Si diceva già che per conoscere la realtà occorre realismo, ma fa parte di questo realismo un uso della ragione “ragionevole”.

È ragionevole contestare un arbitro che nega un rigore che anche al Var sembra evidente, ma chiedere il suo deferimento alla Corte europea dei diritti dell’uomo mi sembrerebbe un po’ esagerato. È ragionevole insegnare ai bambini un comportamento morale, ovvio. Magari, se sono ancora piccoli, personalmente non insisterei molto su il “non desiderare la donna d’altri”, a meno che la loro tata sia proprio difficile da sopportare. È assolutamente logico chiedere che dopo un conflitto si pensi ad assicurare alla giustizia chi si è macchiato di crimini di guerra, ma l’esperienza ci insegna che non è ragionevolmente sempre possibile. A volte, per una ragione di pacificazione, conviene soprassedere con una “ingiusta” amnistia.



Una soluzione ragionevole deve tenere conto di tutti i fattori in gioco, perché una somma giustizia non si trasformi in una grande ingiustizia: “summum ius summa iniuria”.

Questi ragionamenti, appunto, che possono sembrare teorici, ci portano a considerazioni molto pratiche a proposito del tentativo di stipulare una “pace giusta” nella guerra in Ucraina.



In una contesa in cui all’inizio non si era d’accordo neanche su come chiamarla (i russi “operazione speciale militare”, il resto del mondo semplicemente “guerra”) pensate come sarebbe ragionevolmente impossibile definire il contenuto delle responsabilità morali.

Se poi passiamo agli aspetti materiali, all’immenso compito della ricostruzione di una buona parte del Paese, credete che sarebbe facile prendersi a carico il compito delle riparazioni? A meno che, come più volte osservato, la pace, o meglio le condizioni della pace, siano stabilite da un vincitore. Si, ma da quale vincitore?

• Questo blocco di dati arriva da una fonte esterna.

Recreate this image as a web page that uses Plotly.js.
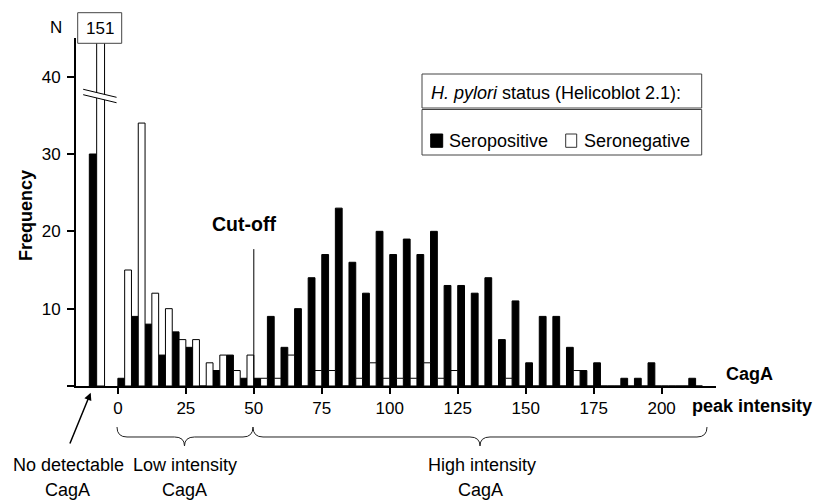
<!DOCTYPE html>
<html>
<head>
<meta charset="utf-8">
<script src="https://cdn.plot.ly/plotly-3.0.1.min.js"></script>
<style>html,body{margin:0;padding:0;background:#fff;}#chart{width:816px;height:501px;}</style>
</head>
<body>
<div id="chart"></div>
<script>
// ---- Data ----
const binStart = [0,5,10,15,20,25,30,35,40,45,50,55,60,65,70,75,80,85,90,95,100,105,110,115,120,125,130,135,140,145,150,155,160,165,170,175,180,185,190,195,200,205,210];
const seropositive = [1,9,8,4,7,5,0,2,4,1, 1,9,5,10,14,17,23,16,12,20, 17,19,17,20,13,13,12,14,6,11, 3,9,9,5,2,3,0,1,1,3, 0,0,1];
const seronegative = [15,34,12,10,6,6,3,4,2,4, 1,1,4,0,2,2,0,1,3,1, 1,1,3,1,2,0,0,0,1,0, 0,0,0,2,0,0,0,0,0,0, 0,0,0];
const noDetectSeropositive = 30;
const noDetectSeronegative = 151;
const seriesNames = ["Seropositive", "Seronegative"];
const xTickVals = [0,25,50,75,100,125,150,175,200];
const yTickVals = [0,10,20,30,40];
const yTickText = ["","10","20","30","40"];
const cutOff = 50;

// ---- Layout helpers ----
const L = 76, T = 38, W = 640, H = 348;
const px = x => (x - L) / W;
const py = y => (T + H - y) / H;
const FONT = "Liberation Sans, Arial, sans-serif";
const noDetPos = -10.5;

const binW = 2.5;
const posX = [noDetPos].concat(binStart);
const negX = [noDetPos].concat(binStart);
const posY = [noDetectSeropositive].concat(seropositive);
const negY = [noDetectSeronegative].concat(seronegative);
const posW = [2.7].concat(binStart.map(() => binW));
const negW = [2.9].concat(binStart.map(() => binW));
const negOff = [2.7].concat(binStart.map(() => binW));

const traces = [
  {type:"bar", name:seriesNames[0], x:posX, y:posY, width:posW, offset:0,
   marker:{color:"#000", line:{color:"#000", width:1}}, hoverinfo:"skip"},
  {type:"bar", name:seriesNames[1], x:negX, y:negY, width:negW, offset:negOff,
   marker:{color:"#fff", line:{color:"#000", width:1}}, hoverinfo:"skip"}
];

function bracePath(x0, xm, x1, yTop, yMid, yTip) {
  const c = 10;
  const P = (x, y) => px(x).toFixed(5) + "," + py(y).toFixed(5);
  return "M" + P(x0, yTop) + " Q" + P(x0, yMid) + " " + P(x0 + c, yMid) +
    " L" + P(xm - c, yMid) + " Q" + P(xm, yMid) + " " + P(xm, yTip) +
    " Q" + P(xm, yMid) + " " + P(xm + c, yMid) +
    " L" + P(x1 - c, yMid) + " Q" + P(x1, yMid) + " " + P(x1, yTop);
}

const shapes = [
  // cut-off line
  {type:"line", xref:"x", yref:"y", x0:cutOff, x1:cutOff, y0:0, y1:17.7, line:{color:"#000", width:1}},
  // axis break
  {type:"path", xref:"x", yref:"y", path:"M-12.76,38.37 L-0.48,37.33 L-0.48,36.63 L-12.76,37.67 Z",
   fillcolor:"#fff", line:{width:0}},
  {type:"line", xref:"x", yref:"y", x0:-12.76, y0:38.37, x1:-0.48, y1:37.33, line:{color:"#000", width:1}},
  {type:"line", xref:"x", yref:"y", x0:-12.76, y0:37.67, x1:-0.48, y1:36.63, line:{color:"#000", width:1}},
  // 151 box
  {type:"rect", xref:"paper", yref:"paper", x0:px(77.7), x1:px(121.7), y0:py(43.3), y1:py(12.7),
   fillcolor:"#fff", line:{color:"#444", width:1}},
  // legend boxes
  {type:"rect", xref:"paper", yref:"paper", x0:px(422), x1:px(701.7), y0:py(108), y1:py(74),
   fillcolor:"#fff", line:{color:"#444", width:1}},
  {type:"rect", xref:"paper", yref:"paper", x0:px(422), x1:px(701.7), y0:py(155), y1:py(109.5),
   fillcolor:"#fff", line:{color:"#444", width:1}},
  {type:"rect", xref:"paper", yref:"paper", x0:px(430.7), x1:px(442.7), y0:py(147.3), y1:py(134),
   fillcolor:"#000", line:{color:"#000", width:1}},
  {type:"rect", xref:"paper", yref:"paper", x0:px(565.7), x1:px(576.7), y0:py(147.3), y1:py(134),
   fillcolor:"#fff", line:{color:"#333", width:1}},
  // braces
  {type:"path", xref:"paper", yref:"paper", path:bracePath(117, 184.5, 253, 427, 437, 446), line:{color:"#222", width:1}},
  {type:"path", xref:"paper", yref:"paper", path:bracePath(253, 480, 707, 427, 437, 446), line:{color:"#222", width:1}}
];

const ann = (x, y, text, opts) => Object.assign({xref:"paper", yref:"paper", x:px(x), y:py(y), text:text,
  showarrow:false, xanchor:"center", yanchor:"middle", font:{family:FONT, size:18, color:"#000"}}, opts || {});

const annotations = [
  ann(56, 27.5, "N", {font:{family:FONT, size:17, color:"#000"}}),
  ann(99.7, 28.5, String(noDetectSeronegative), {font:{family:FONT, size:17, color:"#000"}}),
  ann(26, 216, "<b>Frequency</b>", {textangle:-90}),
  ann(244, 223.5, "<b>Cut-off</b>", {font:{family:FONT, size:19.5, color:"#000"}}),
  ann(749.5, 374, "<b>CagA</b>"),
  ann(752.3, 405.5, "<b>peak intensity</b>"),
  ann(429, 93, "<i>H. pylori</i> status (Helicoblot 2.1):", {xanchor:"left"}),
  ann(447, 140.5, seriesNames[0], {xanchor:"left"}),
  ann(581.5, 140.5, seriesNames[1], {xanchor:"left"}),
  ann(68, 465, "No detectable"),
  ann(67.5, 490, "CagA"),
  ann(185, 465, "Low intensity"),
  ann(184, 490, "CagA"),
  ann(482, 465, "High intensity"),
  ann(480, 490, "CagA"),
  {xref:"paper", yref:"paper", x:px(90.7), y:py(392.7), text:"", showarrow:true,
   ax:-21.4, ay:52.3, arrowhead:2, arrowsize:1, arrowwidth:1.5, arrowcolor:"#000", standoff:0}
];

const layout = {
  width:816, height:501,
  margin:{l:L, r:816 - L - W, t:T, b:501 - T - H, pad:0},
  paper_bgcolor:"#fff", plot_bgcolor:"#fff",
  showlegend:false, barmode:"overlay",
  font:{family:FONT, size:17, color:"#000"},
  xaxis:{range:[-15.4, 220], tickvals:xTickVals, ticks:"outside", ticklen:6, tickwidth:2, tickcolor:"#000",
         showline:true, linewidth:2, linecolor:"#000", showgrid:false, zeroline:false,
         tickfont:{family:FONT, size:17, color:"#000"}, fixedrange:true},
  yaxis:{range:[0, 45], tickvals:yTickVals, ticktext:yTickText, ticks:"outside", ticklen:7, tickwidth:2, tickcolor:"#000",
         showline:true, linewidth:2, linecolor:"#000", showgrid:false, zeroline:false, ticklabelstandoff:3,
         tickfont:{family:FONT, size:17, color:"#000"}, fixedrange:true},
  shapes:shapes,
  annotations:annotations
};

Plotly.newPlot("chart", traces, layout, {displayModeBar:false, staticPlot:true});
</script>
</body>
</html>
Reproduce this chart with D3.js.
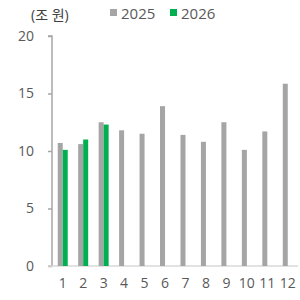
<!DOCTYPE html>
<html>
<head>
<meta charset="utf-8">
<script src="https://cdn.jsdelivr.net/npm/d3@7"></script>
<style>
  body { margin: 0; background: #fff; }
  text { font-family: "Open Sans", "Noto Sans CJK KR", sans-serif; }
</style>
</head>
<body>
<div id="chart"></div>
<script>
// monthly values (조 원)
var months = ["1", "2", "3", "4", "5", "6", "7", "8", "9", "10", "11", "12"];
var values2025 = [10.7, 10.6, 12.5, 11.8, 11.5, 13.9, 11.4, 10.8, 12.5, 10.1, 11.7, 15.85];
var values2026 = [10.1, 11.0, 12.3];
var yTicks = [0, 5, 10, 15, 20];
var seriesNames = ["2025", "2026"];
var colors = ["#a5a5a5", "#00b050"];

var svg = d3.select("#chart").append("svg")
  .attr("width", 300)
  .attr("height", 300);

var x = d3.scaleBand()
  .domain(months)
  .range([52.5, 298])
  .padding(0);

var y = d3.scaleLinear()
  .domain([0, 20])
  .range([266, 36]);

var barW = 5;

// y axis
var yAxis = svg.append("g")
  .attr("transform", "translate(52,0)")
  .call(d3.axisLeft(y).tickValues(yTicks).tickSize(4).tickPadding(14));
yAxis.select(".domain").attr("stroke", "#a6a6a6").attr("stroke-width", 1.5)
  .attr("d", "M-4,266H0V36H-4");
yAxis.selectAll(".tick line").attr("stroke", "#a6a6a6").attr("stroke-width", 1.5);
yAxis.selectAll(".tick text").attr("fill", "#595959").style("font-size", "14px");

// x axis
var xAxis = svg.append("g")
  .attr("transform", "translate(0,266)")
  .call(d3.axisBottom(x).tickSize(0).tickPadding(12));
xAxis.select(".domain").attr("stroke", "#d9d9d9").attr("stroke-width", 1.5)
  .attr("d", "M48,0H298");
xAxis.selectAll(".tick text").attr("fill", "#595959").style("font-size", "14px");

// bars
svg.append("g").selectAll("rect")
  .data(values2025)
  .enter().append("rect")
  .attr("x", (d, i) => x(months[i]) + x.bandwidth() / 2 - barW)
  .attr("y", d => y(d))
  .attr("width", barW)
  .attr("height", d => y(0) - y(d))
  .attr("fill", colors[0]);

svg.append("g").selectAll("rect")
  .data(values2026)
  .enter().append("rect")
  .attr("x", (d, i) => x(months[i]) + x.bandwidth() / 2)
  .attr("y", d => y(d))
  .attr("width", barW)
  .attr("height", d => y(0) - y(d))
  .attr("fill", colors[1]);

// unit label
svg.append("text")
  .attr("x", 31)
  .attr("y", 20)
  .attr("fill", "#404040")
  .style("font-size", "14px")
  .text("(조 원)");

// legend
var legend = svg.append("g");
seriesNames.forEach(function (name, i) {
  var lx = 110 + i * 60;
  legend.append("rect")
    .attr("x", lx).attr("y", 9)
    .attr("width", 7).attr("height", 7)
    .attr("fill", colors[i]);
  legend.append("text")
    .attr("x", lx + 11).attr("y", 19)
    .attr("fill", "#595959")
    .style("font-size", "15px")
    .text(name);
});
</script>
</body>
</html>
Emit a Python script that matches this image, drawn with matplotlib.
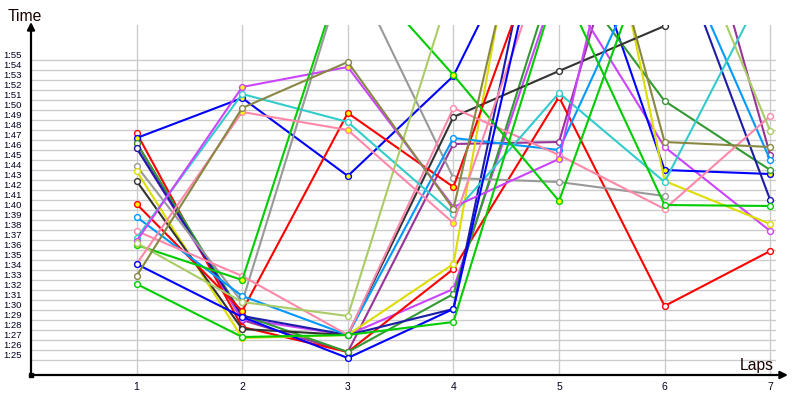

I vincitori della seconda guerra mondiale, a cominciare dagli Stati Uniti, il cui contributo fu determinante per la vittoria, stabilirono le condizioni, ma si addossarono anche iniziative come il Piano Marshall, che non avevano innanzitutto la preoccupazione di ricostruire un’Europa in gran parte bombardata anche da loro. Gli aiuti, frutto certamente anche di una generosità di una parte della popolazione americana, contribuirono certamente a legare al fronte occidentale popoli tentati dall’illusione del comunismo.

Sarà ragionevolmente difficile trovare sponsor disinteressati per la ricostruzione dell’Ucraina, ma certamente se il popolo troverà una forma di unità per difendersi da intromissioni troppo interessate, poco a poco, andrà meglio.

Poco a poco, come ci suggerisce una ragione adeguata alla situazione.